(Work to do) Copy every line with the string "matplotlib" in it.
(begin)
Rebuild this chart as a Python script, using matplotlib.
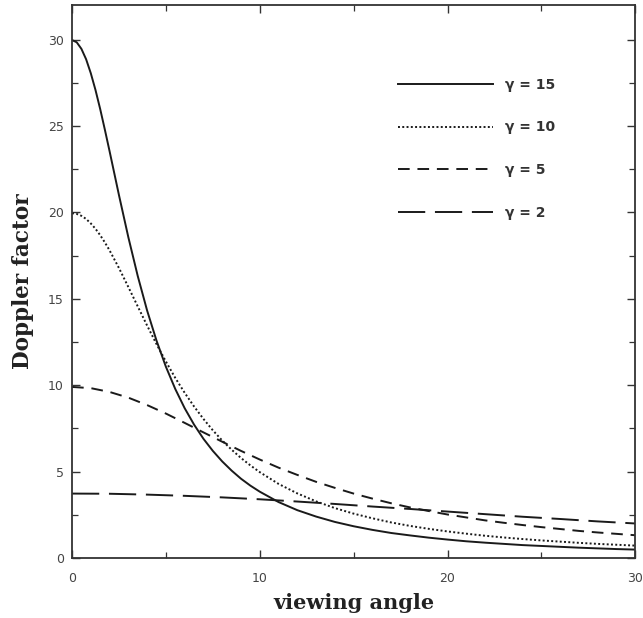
import matplotlib
matplotlib.use("Agg")
import matplotlib.pyplot as plt
from matplotlib.ticker import MultipleLocator

# viewing angle (deg) and Doppler factor
ang_fine = [0, 0.25, 0.5, 0.75, 1, 1.25, 1.5, 1.75, 2, 2.5, 3, 3.5, 4, 4.5, 5, 5.5, 6, 6.5,
            7, 7.5, 8, 8.5, 9, 9.5, 10, 11, 12, 13, 14, 15, 16, 17, 18, 19, 20, 21, 22, 23,
            24, 25, 26, 27, 28, 29, 30]
g15 = [29.97, 29.84, 29.46, 28.86, 28.05, 27.08, 25.98, 24.78, 23.54, 21.00, 18.56, 16.32,
       14.32, 12.58, 11.07, 9.78, 8.67, 7.72, 6.90, 6.20, 5.59, 5.06, 4.59, 4.19, 3.84, 3.24,
       2.77, 2.40, 2.09, 1.84, 1.63, 1.45, 1.31, 1.18, 1.07, 0.97, 0.89, 0.82, 0.75, 0.70,
       0.65, 0.60, 0.56, 0.52, 0.49]
g10 = [19.95, 19.91, 19.80, 19.62, 19.36, 19.05, 18.68, 18.26, 17.80, 16.78, 15.68, 14.56,
       13.45, 12.38, 11.37, 10.42, 9.56, 8.77, 8.05, 7.39, 6.80, 6.27, 5.79, 5.36, 4.97, 4.29,
       3.74, 3.28, 2.89, 2.57, 2.30, 2.06, 1.86, 1.69, 1.54, 1.41, 1.29, 1.19, 1.10, 1.02,
       0.95, 0.88, 0.82, 0.77, 0.72]

ang_1 = list(range(0, 31))
g5 = [9.90, 9.83, 9.61, 9.28, 8.85, 8.36, 7.82, 7.27, 6.73, 6.20, 5.70, 5.23, 4.81, 4.41,
      4.06, 3.73, 3.44, 3.17, 2.93, 2.72, 2.52, 2.35, 2.18, 2.04, 1.91, 1.79, 1.68, 1.57,
      1.48, 1.40, 1.32]

ang_2 = list(range(0, 31, 2))
g2 = [3.73, 3.72, 3.67, 3.60, 3.51, 3.40, 3.27, 3.13, 2.98, 2.84, 2.69, 2.54, 2.39, 2.26,
      2.12, 2.00]

fig = plt.figure(figsize=(6.43, 6.18), dpi=100)
ax = fig.add_axes([0.112, 0.097, 0.876, 0.895])

lc = '#1a1a1a'
ax.plot(ang_fine, g15, color=lc, lw=1.4, ls='-', label='γ = 15')
ax.plot(ang_fine, g10, color=lc, lw=1.4, ls=(0, (1, 1.2)), label='γ = 10')
ax.plot(ang_1, g5, color=lc, lw=1.4, ls=(0, (6, 4)), label='γ = 5')
ax.plot(ang_2, g2, color=lc, lw=1.4, ls=(0, (14, 5)), label='γ = 2')

ax.set_xlim(0, 30)
ax.set_ylim(0, 32)
ax.xaxis.set_major_locator(MultipleLocator(10))
ax.xaxis.set_minor_locator(MultipleLocator(5))
ax.yaxis.set_major_locator(MultipleLocator(5))
ax.yaxis.set_minor_locator(MultipleLocator(2.5))
ax.tick_params(which='both', direction='in', top=True, right=True, color='#333333',
               labelsize=9, labelcolor='#444444')
ax.tick_params(which='major', length=6, width=1)
ax.tick_params(which='minor', length=4, width=0.9)
ax.tick_params(axis='x', pad=10)
ax.tick_params(axis='y', pad=6)
for s in ax.spines.values():
    s.set_linewidth(1.3)
    s.set_color('#333333')

ax.set_xlabel('viewing angle', family='DejaVu Serif', fontweight='bold', fontsize=15,
              labelpad=6, color='#222222')
ax.set_ylabel('Doppler factor', family='DejaVu Serif', fontweight='bold', fontsize=15.5,
              labelpad=10, color='#222222')

leg = ax.legend(loc='upper left', bbox_to_anchor=(0.567, 0.881), frameon=False,
                handlelength=6.8, handletextpad=0.85, labelspacing=2.07, borderpad=0,
                prop={'size': 10, 'weight': 'bold'})
for t in leg.get_texts():
    t.set_color('#333333')

fig.savefig('out.png', dpi=100)
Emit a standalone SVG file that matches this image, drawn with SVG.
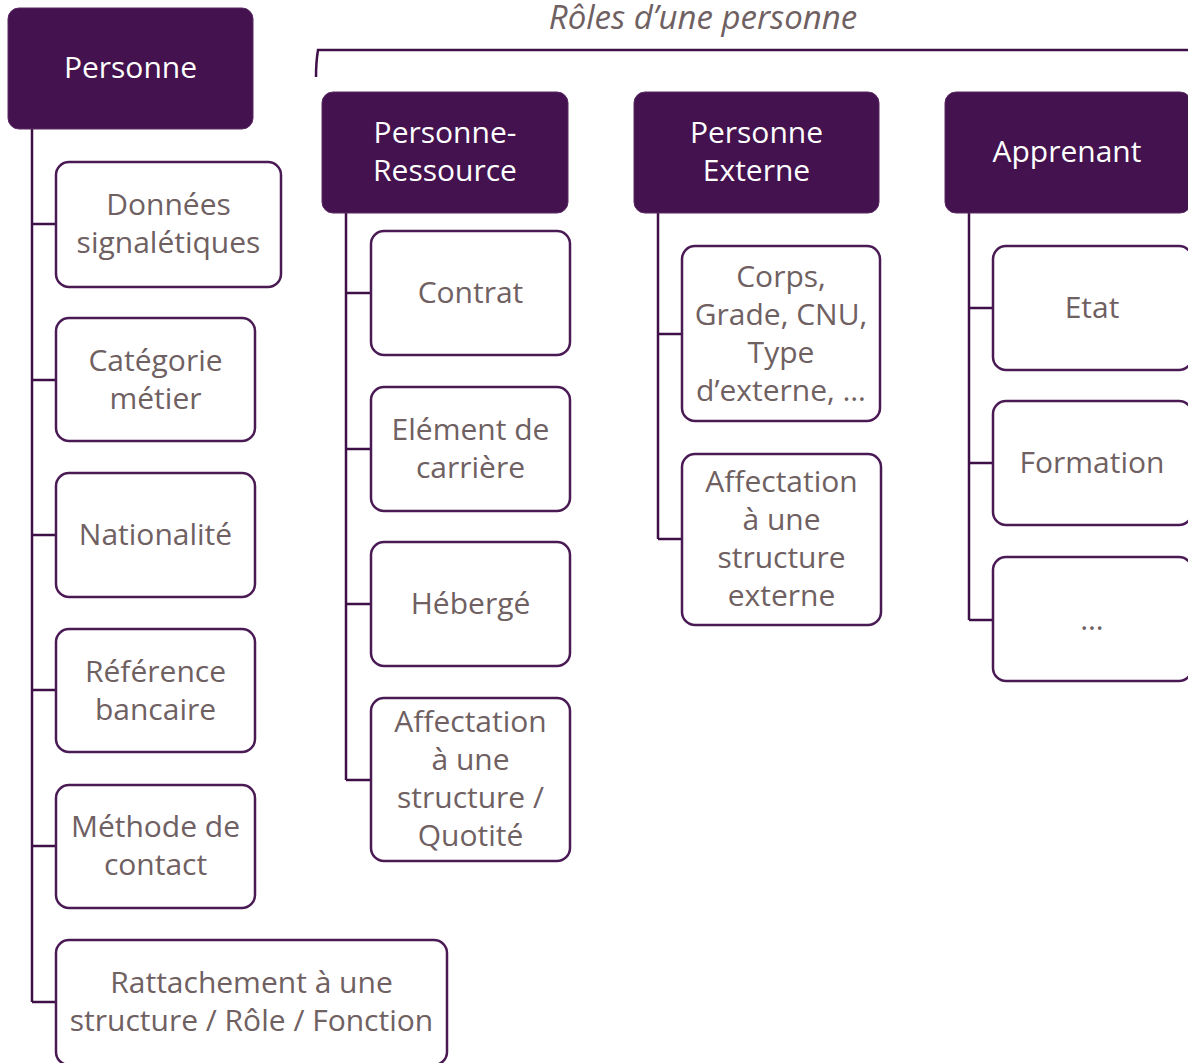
(end)
(Task response)
Rebuild this chart as a Python script, using matplotlib.
import matplotlib
matplotlib.use("Agg")
import matplotlib.pyplot as plt
from matplotlib.ticker import MultipleLocator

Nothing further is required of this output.